What about Genital Acts?

Sexual immorality is never defined in the Bible merely in terms of genital acts-a peculiarly reductionist way of thinking, typical of our modern sex-obsessed world, that divorces ‘sex’ from its relational context. Clearly people’s perceptions of God’s priorities were quite different in the Bible, as we can see from the fact that the prohibitions of sexual immorality were taught to people who saw nothing wrong with polygamy-a practice we would consider grossly immoral today!

Throughout scripture, we see that it is our underlying attitudes and motivation that are the determining factors as to whether or not our actions are pleasing to God (John 7:24). Therefore, provided such actions are not abusive or exploitative, and do not violate another commitment (such as marriage or relationship with God), the morality or otherwise of sexual intimacy between two people of the same sex is, we believe, determined by their relationship with God, their love for one another, and a clear sense of personal responsibility towards their partner.

Celibacy: Custom or Command?

Another point that needs clarification, in the context of our ministry, is that nowhere in Scripture is celibacy demanded for those who are unable to marry. In fact the word is never used in the Bible. The only references to the concept of celibacy come from Jesus and Paul, who refer to the ‘renunciation’ of marriage as a free choice (Matthew 19:12 and 1 Corinthians 7:1 and 7). Whilst we acknowledge the wisdom and importance of abstinence, the ‘requirement’ of celibacy for the unmarried is surely not the law of God but a doctrine of man!

If God Himself acknowledged from the beginning, in a perfect world, that it is ‘not good for man to be alone’, then when we find opportunity to build intimate relationship, this should be the cause for rejoicing and thanksgiving to God, not censure!

Forbidding or Permitting?

In Matthew 16:19, Jesus gave his disciples the keys to the Kingdom of Heaven-giving them the authority to determine what is good and right practice and what should be forbidden in the Church.
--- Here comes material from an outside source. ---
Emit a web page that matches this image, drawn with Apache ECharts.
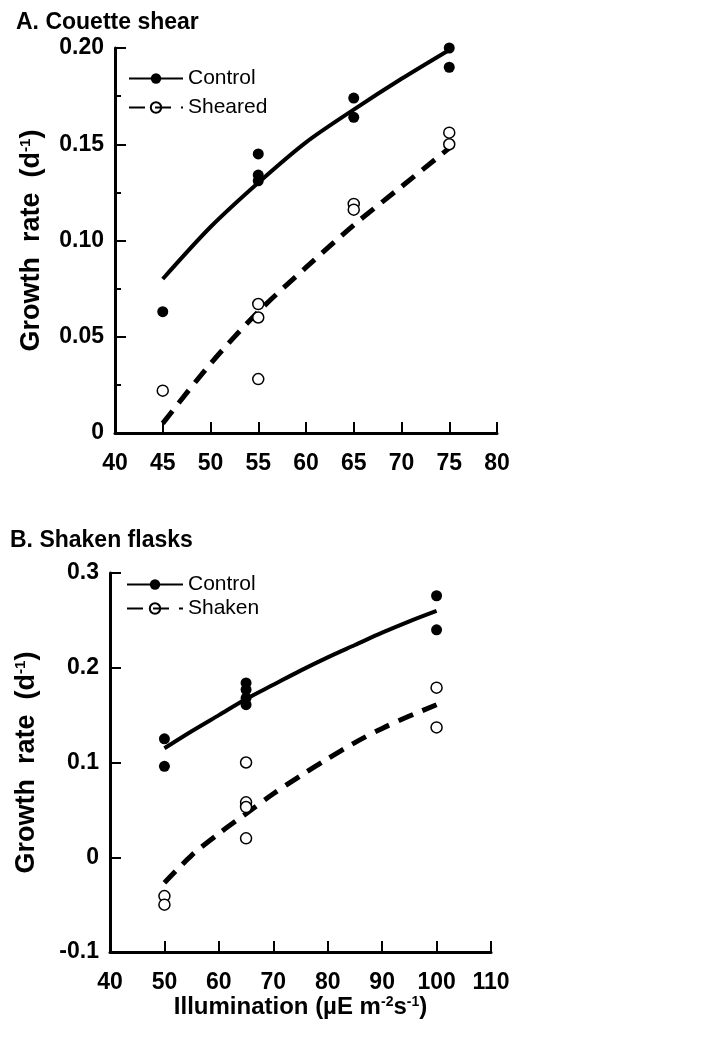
<!DOCTYPE html>
<html>
<head>
<meta charset="utf-8">
<script src="https://cdn.jsdelivr.net/npm/echarts@6/dist/echarts.min.js"></script>
<style>
  html, body { margin: 0; padding: 0; background: #fff; }
  #main { width: 705px; height: 1049px; }
</style>
</head>
<body>
<div id="main"></div>
<script>
// panel A: Couette shear
var aControlX = [45, 55, 55, 55, 65, 65, 75, 75];
var aControlY = [0.063, 0.145, 0.134, 0.131, 0.174, 0.164, 0.200, 0.190];
var aShearedX = [45, 55, 55, 55, 65, 65, 75, 75];
var aShearedY = [0.022, 0.067, 0.060, 0.028, 0.119, 0.116, 0.156, 0.150];
var aFitX = [45, 50, 55, 60, 65, 70, 75];
var aControlFit = [0.080, 0.107, 0.130, 0.151, 0.168, 0.184, 0.199];
var aShearedFit = [0.005, 0.036, 0.063, 0.086, 0.108, 0.128, 0.148];

// panel B: Shaken flasks
var bControlX = [50, 50, 65, 65, 65, 65, 100, 100];
var bControlY = [0.125, 0.096, 0.184, 0.177, 0.168, 0.161, 0.276, 0.240];
var bShakenX = [50, 50, 65, 65, 65, 65, 100, 100];
var bShakenY = [-0.041, -0.050, 0.100, 0.058, 0.053, 0.020, 0.179, 0.137];
var bFitX = [50, 55, 60, 65, 70, 75, 80, 85, 90, 95, 100];
var bControlFit = [0.115, 0.133, 0.150, 0.167, 0.182, 0.197, 0.211, 0.224, 0.237, 0.249, 0.260];
var bShakenFit = [-0.027, 0.002, 0.025, 0.046, 0.067, 0.086, 0.104, 0.121, 0.136, 0.149, 0.161];

var FONT = '"Liberation Sans", Arial, Helvetica, sans-serif';

function zip(xs, ys) {
  return xs.map(function (x, i) { return [x, ys[i]] })
}

// common axis look
function xAxisOf(grid, min, max, step) {
  return {
    type: 'value', gridIndex: grid, min: min, max: max, interval: step,
    axisLine: { onZero: false, lineStyle: { color: '#000', width: 3 } },
    axisTick: { inside: true, length: 11, lineStyle: { color: '#000', width: 2 } },
    axisLabel: { color: '#000', fontSize: 23, fontWeight: 'bold', fontFamily: FONT, margin: 19 },
    splitLine: { show: false }
  }
}
function yAxisOf(grid, min, max, step, digits) {
  return {
    type: 'value', gridIndex: grid, min: min, max: max, interval: step,
    axisLine: { show: true, onZero: false, lineStyle: { color: '#000', width: 3 } },
    axisTick: { inside: true, length: 11, lineStyle: { color: '#000', width: 2 } },
    axisLabel: {
      color: '#000', fontSize: 23, fontWeight: 'bold', fontFamily: FONT, margin: 11,
      formatter: function (v) { return Math.abs(v) < 1e-9 ? '0' : v.toFixed(digits) }
    },
    splitLine: { show: false },
    name: '{a|Growth  rate  (d}{s|-1}{a|)}',
    nameLocation: 'middle', nameGap: 70,
    nameTextStyle: {
      rich: {
        a: { fontSize: 27, fontWeight: 'bold', fontFamily: FONT, color: '#000' },
        s: { fontSize: 15, fontWeight: 'bold', fontFamily: FONT, color: '#000', verticalAlign: 'top' }
      }
    }
  }
}

var solid = { color: '#000', width: 4 };
var dashed = { color: '#000', width: 5, type: [16, 10] };
var filled = { color: '#000', opacity: 1 };
var open = { color: '#fff', borderColor: '#000', borderWidth: 1.5, opacity: 1 };
var openLegend = { color: 'rgba(255,255,255,0)', borderColor: '#000', borderWidth: 1.5 };

function fitLine(name, idx, xs, ys, ls, sym) {
  return {
    name: name, type: 'line', xAxisIndex: idx, yAxisIndex: idx,
    data: zip(xs, ys), smooth: 0.3, showSymbol: false,
    symbol: 'circle', symbolSize: 11, lineStyle: ls, itemStyle: sym,
    silent: true, z: 2
  }
}
function dots(name, idx, xs, ys, sym) {
  return {
    name: name, type: 'scatter', xAxisIndex: idx, yAxisIndex: idx,
    data: zip(xs, ys), symbol: 'circle', symbolSize: 11, itemStyle: sym, z: 3
  }
}

var myChart = echarts.init(document.getElementById('main'));
var yA = yAxisOf(0, 0, 0.2, 0.05, 2);
yA.minorTick = { show: true, splitNumber: 2, length: 6, lineStyle: { color: '#000', width: 2 } };
var yB = yAxisOf(1, -0.1, 0.3, 0.1, 1);
var xB = xAxisOf(1, 40, 110, 10);
xB.name = '{a|Illumination (\u00b5E m}{s|-2}{a|s}{s|-1}{a|)}';
xB.nameLocation = 'middle';
xB.nameGap = 40;
xB.nameTextStyle = {
  rich: {
    a: { fontSize: 24, fontWeight: 'bold', fontFamily: FONT, color: '#000' },
    s: { fontSize: 14, fontWeight: 'bold', fontFamily: FONT, color: '#000', verticalAlign: 'top' }
  }
};

myChart.setOption({
  backgroundColor: '#fff',
  animation: false,
  title: [
    { text: 'A. Couette shear', left: 16, top: 11, padding: 0,
      textStyle: { fontSize: 23, fontWeight: 'bold', fontFamily: FONT, color: '#000' } },
    { text: 'B. Shaken flasks', left: 10, top: 529, padding: 0,
      textStyle: { fontSize: 23, fontWeight: 'bold', fontFamily: FONT, color: '#000' } }
  ],
  legend: [
    { data: ['Control', 'Sheared'], orient: 'vertical', left: 128, top: 68, padding: 0,
      itemWidth: 54, itemHeight: 13, itemGap: 8, selectedMode: false,
      textStyle: { fontSize: 21, fontFamily: FONT, color: '#000' } },
    { data: ['Control ', 'Shaken'], orient: 'vertical', left: 126, top: 574, padding: 0,
      itemWidth: 56, itemHeight: 13, itemGap: 3, selectedMode: false,
      textStyle: { fontSize: 21, fontFamily: FONT, color: '#000' } }
  ],
  grid: [
    { left: 115, top: 48, width: 382, height: 385 },
    { left: 110, top: 573, width: 381, height: 379 }
  ],
  xAxis: [xAxisOf(0, 40, 80, 5), xB],
  yAxis: [yA, yB],
  series: [
    fitLine('Control', 0, aFitX, aControlFit, solid, filled),
    fitLine('Sheared', 0, aFitX, aShearedFit, dashed, openLegend),
    dots('Control pts A', 0, aControlX, aControlY, filled),
    dots('Sheared pts', 0, aShearedX, aShearedY, open),
    fitLine('Control ', 1, bFitX, bControlFit, solid, filled),
    fitLine('Shaken', 1, bFitX, bShakenFit, dashed, openLegend),
    dots('Control pts B', 1, bControlX, bControlY, filled),
    dots('Shaken pts', 1, bShakenX, bShakenY, open)
  ]
});
</script>
</body>
</html>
Ever since, we have tended to be zealous about forbidding (especially in sexual matters) and over-cautious about releasing!

In 1 Timothy 4:1–5, Paul described the forbidding of marriage as a ‘doctrine of demons’! Similarly, we believe, to inhibit the development of same-sex relationships by casting aspersions of moral failure in the event of any hint of sexual intimacy is surely a serious flaw in the Church’s thinking today. Two thousand years ago, Jesus confronted the Pharisees for nullifying God’s law (Matthew 15:3–9). In the same way today, we refuse to recognise as important the need for intimate companionship for those unable to marry-either because of man’s traditions or out of concern for social propriety. This is the time to be guided by the compassion of Christ.

Consideration for the Consciences of Others

While committed same-sex relationships should not be dishonoured by gossip, disparagement or condemnation in the Church (1 Peter 4:7–10), gay people must recognise that although their consciences may permit an erotic dimension to their relationships, drawing attention to the fact can create a serious stumbling block to others whose consciences dictate this to be wrong (Romans 14:9–18).

‘... whatever you believe about these things keep between yourself and God. Blessed is the man who does not condemn himself by what he approves. But the man who has doubts is condemned if he eats, because his eating is not from faith; and everything that does not come from faith is sin.’
Romans 14:22,23 (NIV)

Jesus Christ is Lord!

Whatever controversy may rage-about homosexuality and the legitimacy or otherwise of its practice-we acknowledge above all the sovereignty of our God. We give thanks and praise-for the love of the Father for all creatures; for the compassion of Christ, his Son, who came in the flesh to live among men and for all who put their trust in him; for the redemptive work of the Cross; for his resurrection; his authority given by the Father; his Word and the guidance and work of renewal by the Holy Spirit in the lives of all who believe in and acknowledge Jesus Christ as Lord.